[Html-widget] Offer of help / question about H::W status

Carl Franks fireartist at gmail.com
Fri Aug 4 13:08:03 CEST 2006


On 02/08/06, Bogdan Lucaciu <bogdan at wiz.ro> wrote:
>
> I might go a bit off-thread with this, but I noted some problems that
> might need fixing (and were not already discussed on the list):
>
> 1. You can't control the 'comment' by using a custom Container, unless
> you start modifying the label element (find the comment, remove it, move
> it somewhere else) . The comment's position is hardcoded in mk_label.
> This is useful , because I might need:
>  Phone number: [ input ] (don't forget the area code)
> CSS positioning might not be enough for most cases.

Maybe move the comment code out of mk_label() and into a new
mk_comment() that could be overridden?

> 2. I should be able to simply add a 'required' marker on elements with
> 'All' constraint, that does not interfere with the comment (like a red
> asterisk)

I don't think that's the way to do it - as the All constraint might be
applied to Hidden elements.
How about subclassing the base class H::W::Element to add a new
accessor, and do what you will with it during as_xml() ?
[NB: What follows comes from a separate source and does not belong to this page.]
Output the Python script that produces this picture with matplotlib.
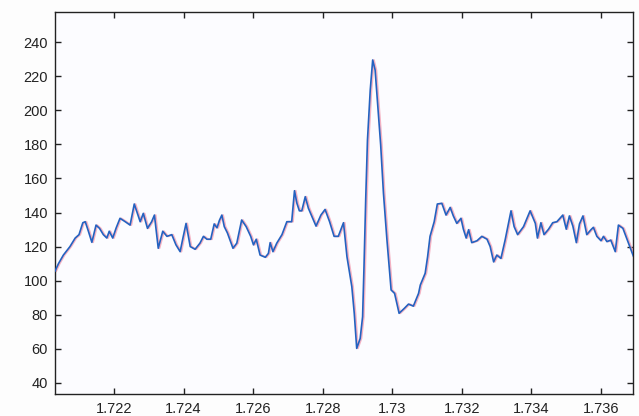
import matplotlib
matplotlib.use("Agg")
import matplotlib.pyplot as plt
import matplotlib.transforms as mtransforms

# Sampled signal (time, amplitude)
t = [1.72030, 1.72040, 1.72054, 1.72073, 1.72088, 1.72099, 1.72110, 1.72117,
     1.72126, 1.72136, 1.72148, 1.72158, 1.72169, 1.72179, 1.72186, 1.72196,
     1.72206, 1.72217, 1.72232, 1.72246, 1.72258, 1.72267, 1.72275, 1.72284,
     1.72296, 1.72308, 1.72316, 1.72327, 1.72340, 1.72352, 1.72366, 1.72378,
     1.72390, 1.72398, 1.72407, 1.72419, 1.72433, 1.72447, 1.72457, 1.72467,
     1.72478, 1.72488, 1.72496, 1.72503, 1.72510, 1.72517, 1.72526, 1.72542,
     1.72553, 1.72567, 1.72580, 1.72593, 1.72601, 1.72609, 1.72620, 1.72635,
     1.72644, 1.72649, 1.72657, 1.72668, 1.72683, 1.72697, 1.72711, 1.72719,
     1.72726, 1.72733, 1.72740, 1.72750, 1.72759, 1.72781, 1.72795, 1.72807,
     1.72820, 1.72833, 1.72845, 1.72860, 1.72870, 1.72884, 1.72891, 1.72898,
     1.72908, 1.72915, 1.72919, 1.72924, 1.72929, 1.72937, 1.72944, 1.72951,
     1.72959, 1.72967, 1.72975, 1.72985, 1.72997, 1.73007, 1.73020, 1.73035,
     1.73047, 1.73061, 1.73076, 1.73081, 1.73095, 1.73102, 1.73109, 1.73121,
     1.73130, 1.73143, 1.73155, 1.73167, 1.73176, 1.73186, 1.73198, 1.73205,
     1.73213, 1.73220, 1.73229, 1.73244, 1.73258, 1.73273, 1.73282, 1.73292,
     1.73301, 1.73313, 1.73325, 1.73335, 1.73342, 1.73351, 1.73361, 1.73378,
     1.73397, 1.73412, 1.73418, 1.73428, 1.73437, 1.73450, 1.73462, 1.73474,
     1.73491, 1.73501, 1.73510, 1.73520, 1.73530, 1.73539, 1.73549, 1.73560,
     1.73572, 1.73579, 1.73589, 1.73601, 1.73608, 1.73618, 1.73629, 1.73642,
     1.73651, 1.73664, 1.73680, 1.73694]

amplitude = [105.6, 110.0, 115.0, 120.0, 125.0, 127.0, 134.0, 134.6,
             129.0, 122.5, 132.6, 130.7, 127.0, 125.0, 129.0, 125.0,
             131.0, 136.6, 134.6, 132.6, 145.0, 139.5, 134.6, 139.5,
             130.7, 134.6, 138.5, 119.0, 129.0, 126.0, 127.0, 121.0,
             117.0, 125.0, 133.6, 120.0, 118.4, 122.0, 126.0, 124.3,
             124.3, 133.3, 131.0, 135.4, 138.5, 131.7, 128.0, 119.0,
             122.0, 135.6, 131.7, 126.0, 121.0, 124.3, 115.0, 113.7,
             116.0, 122.3, 117.0, 122.0, 127.0, 134.6, 134.6, 152.8,
             145.4, 141.0, 141.0, 149.3, 142.5, 132.0, 138.5, 141.8,
             134.6, 126.0, 126.0, 134.0, 114.0, 96.4, 80.8, 60.2,
             66.0, 78.8, 108.0, 148.3, 182.6, 212.0, 229.6, 223.7,
             202.0, 179.7, 151.3, 124.0, 94.5, 92.5, 80.8, 83.7,
             86.2, 85.0, 92.5, 97.4, 104.3, 114.0, 126.0, 134.6,
             145.0, 145.4, 138.5, 143.0, 138.0, 133.6, 136.6, 130.2,
             125.0, 129.9, 122.3, 123.4, 126.0, 124.3, 120.0, 111.0,
             115.0, 113.0, 123.8, 134.0, 141.0, 131.7, 127.0, 131.7,
             141.0, 133.6, 125.0, 134.0, 127.0, 130.2, 134.0, 134.6,
             138.5, 130.2, 138.0, 132.0, 122.3, 133.3, 138.0, 127.0,
             129.9, 131.3, 126.0, 123.4, 126.0, 122.9, 123.8, 117.0,
             132.6, 130.7, 122.0, 114.4]

x_ticks = [1.722, 1.724, 1.726, 1.728, 1.730, 1.732, 1.734, 1.736]
x_tick_labels = ["1.722", "1.724", "1.726", "1.728", "1.73", "1.732", "1.734", "1.736"]
y_ticks = [40, 60, 80, 100, 120, 140, 160, 180, 200, 220, 240]

plt.rcParams["font.family"] = ["Liberation Sans", "DejaVu Sans"]

fig = plt.figure(figsize=(6.39, 4.16), dpi=100)
fig.patch.set_facecolor("#fdfdfd")
ax = fig.add_axes([0.0861, 0.0529, 0.9045, 0.9175])
ax.set_facecolor("#fcfcff")

# faint reddish fringe beside the trace
shadow = mtransforms.offset_copy(ax.transData, fig=fig, x=0.9, y=0, units="points")
ax.plot(t, amplitude, color="#f2a0b4", lw=1.3, alpha=0.8, transform=shadow, zorder=2)
ax.plot(t, amplitude, color="#2462c0", lw=1.2, zorder=3)

ax.set_xlim(1.72030, 1.73693)
ax.set_ylim(33.4, 257.6)
ax.set_xticks(x_ticks)
ax.set_xticklabels(x_tick_labels)
ax.set_yticks(y_ticks)

ax.tick_params(direction="in", length=4.5, width=1.0, top=True, right=True,
               labelsize=10.5, colors="#222222", pad=6)
ax.tick_params(axis="y", pad=5)
for s in ax.spines.values():
    s.set_color("#222222")
    s.set_linewidth(1.0)

fig.savefig("out.png", dpi=100, facecolor=fig.get_facecolor())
> 3. I should be able to put a callback constraints that run the
> constraint _once_ with all the elements as parameters. Now the callback
> is ran multiple times,  for every element.

I don't think this is correct.
The process() method in HTML/Widget.pm loops over the constraints, and
for each one, calls $constraint->process( $widget, \%params, $uploads
)

> 4. Grouping constraints (like Any or Equal) should not cause the error
> message to be displayed on every element, it's quite ugly. I'm not sure
> what the solution is, maybe only the first element in the group should
> show the error.

The simplest way I can think of doing this, would be to use css to
ensure that a particular name/constraint ID is never displayed.

It sounds reasonable to want the xml output like this though.
The extra elements would still be invalid, even though they wouldn't
display the errors.
I think I would prefer the constraints Any/All to have an accessor by
which you could state which element name you want to display the
error.
The renderer could then call can() to see if the constraint supports
it, and then only if the element name matches, display the error.
This would provide the advantages of being both backwards-compatable,
and also providing more control than simply adding the error to the
first element found.

> 5. process should be able to track by itself  if the form was submitted
> (by using a hidden field for example). If I supply the request object it
> fires the constraint code even if the form was not submitted.
> Now I have to do the check myself:
> if ($c->req->params->{submitted}) {
>         $w->process($c->req);
> } else {
>         $w->process;
> }

If you set $w->indicator, then Catalyst::Plugin::HTML::Widget will
figure out itself that the form's been submitted.
If you don't use Catalyst, then you could create a helper for your
choice of framework, which mimics C::P::H::W's behaviour.

I hope this all makes sense, please let me know it not.